Et si la mûre s’est essaimée ?
Alors que Sandrine semble comblée, l’apparition de Michel, livreur de macédoine à domicile, la bouleverse au point de remettre immédiatement en question sa vie sentimentale et son foyer.
S’inspirant des poses hiératiques des personnages stéréotypés et de la prose cul-cul du roman-photo, Fabcaro s’amuse à parodier la guimauve sentimentale véhiculée après-guerre par l’idéologie américaine. Enfonçant les lieux communs avec le bélier de l’ironie, l’auteur entraîne ses protagonistes dans le ridicule et la loufoquerie, les amenant progressivement au bord du vide de leurs existences.

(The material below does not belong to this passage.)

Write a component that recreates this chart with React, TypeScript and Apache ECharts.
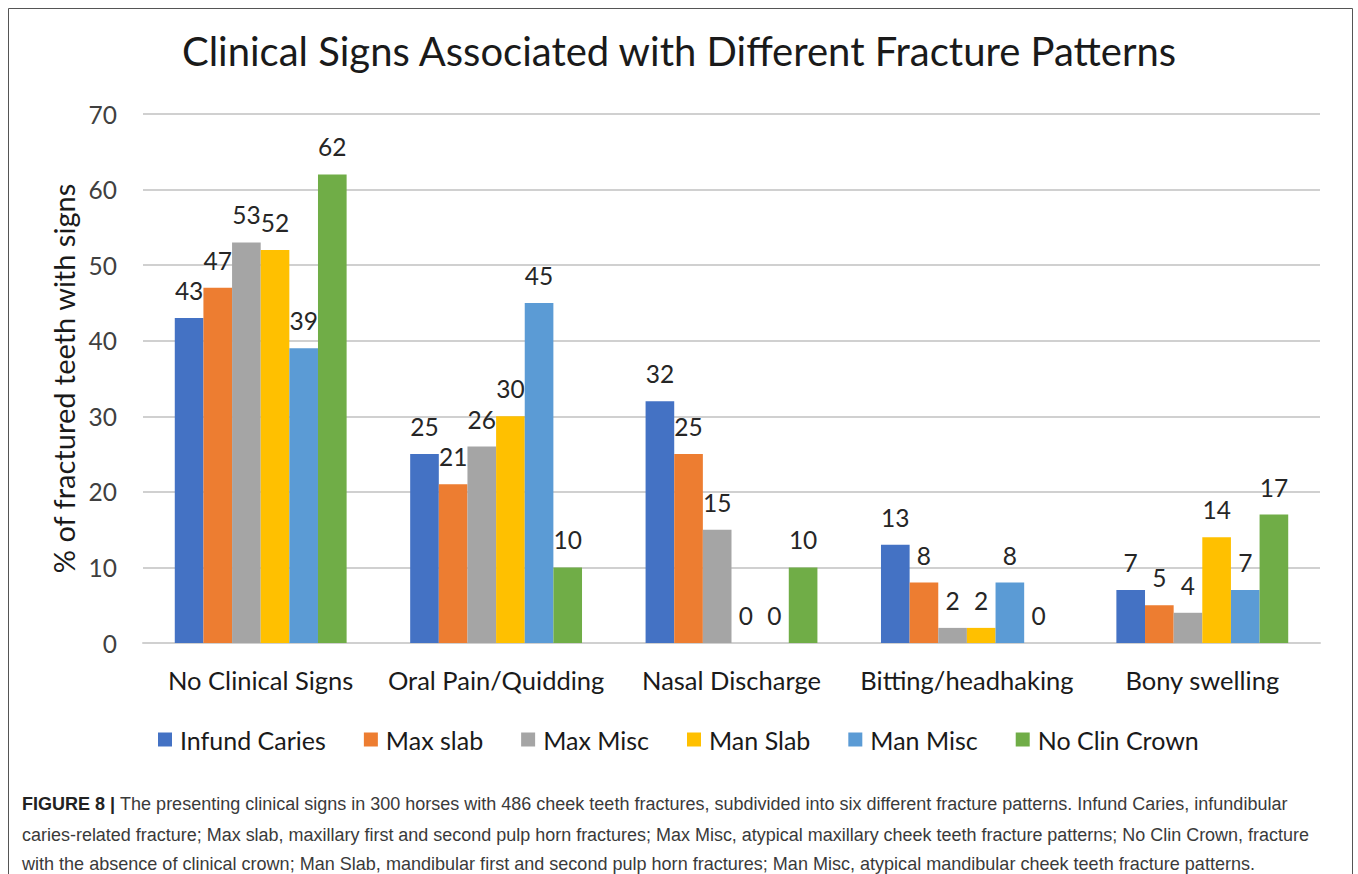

La dernière planche avec le mot « fin » accolé est constituée de trois images presque identiques mais les sourires se figent et les visages s’effacent. Le texte d’accompagnement ne laisse aucun doute : « Tout aura été vain et dérisoire ». Malgré ce pied de nez final répondant à la première planche et bouclant magistralement l’ensemble, la bédé est constamment amusante, riche, surprenante, Fabcaro semblant inventer son histoire à mesure qu’elle est jetée sur le papier. Elle n’en paraît que plus vive, frétillante sous le carcan d’un genre codifié à l’extrême. Il était juste que le roman-photo, après s’être largement inspiré du procédé narratif de la bande dessinée, soit croqué par elle, détourné, moqué et finalement revigoré.